For global markets, any sustained threat to Russian oil and fuel exports matters. Even under heavy sanctions, Russia remains a major supplier to refiners from Asia to the Middle East, often through indirect or transshipped routes. Damaged tankers, higher war‑risk premiums, or self‑imposed pauses by owners could tighten supplies of certain grades of crude and products, particularly in regions already exposed to Red Sea disruptions and a tense Strait of Hormuz.

The Black Sea is also a crowded stage. Grain ships, regional ferries, and naval vessels move through the same broad waters now being used as a battlefield for uncrewed surface and aerial systems. A misidentified target or wayward drone could draw in ships with no connection to Russia’s shadow fleet, widening diplomatic blowback and legal risk.

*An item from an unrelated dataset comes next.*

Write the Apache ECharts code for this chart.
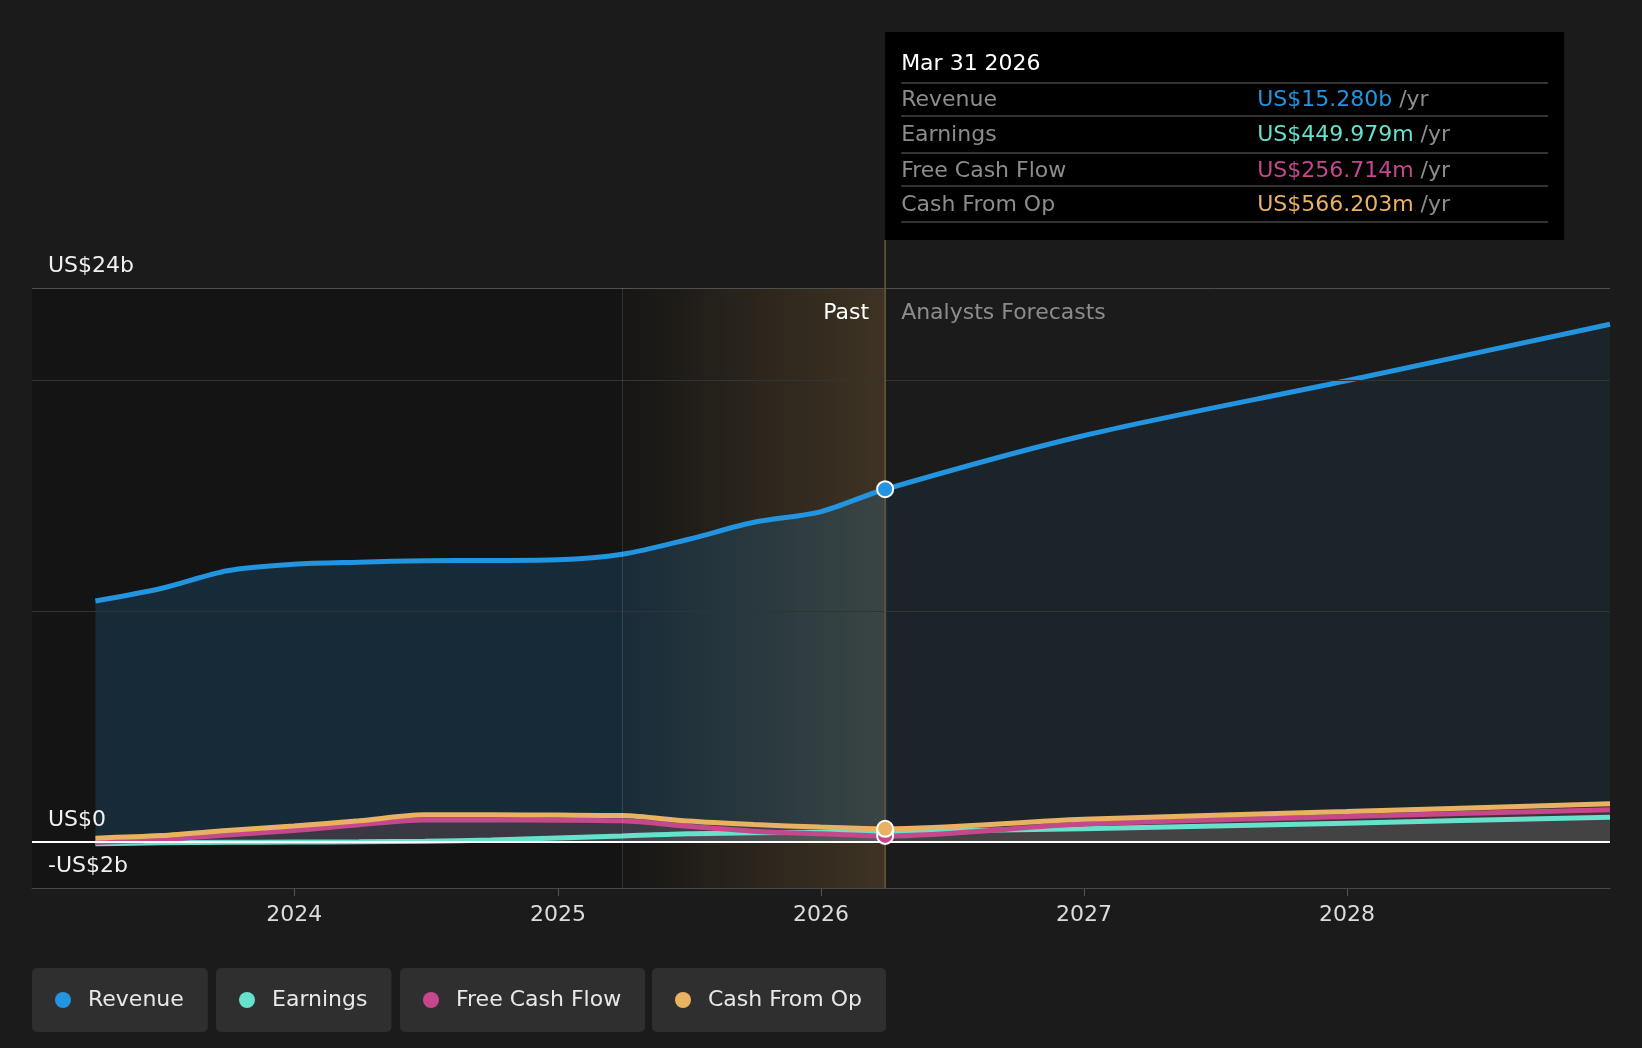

What makes this campaign harder to ignore is its cumulative nature. A single attack can be dismissed as a raid; a rolling ten‑day effort that Kyiv says has hit more than a hundred vessels signals an emerging doctrine that treats economic arteries as fair game. That doctrine, once normalized, may be adopted by other states and non‑state actors in future conflicts.

The next indicators to watch include corroborating evidence of specific damaged vessels, changes in AIS patterns and routing of Russia‑linked tankers away from contested waters, any retaliatory moves by Moscow against Ukrainian or partner shipping, and how insurers adjust war‑risk premiums for the Black Sea and Azov routes heading into the northern hemisphere autumn.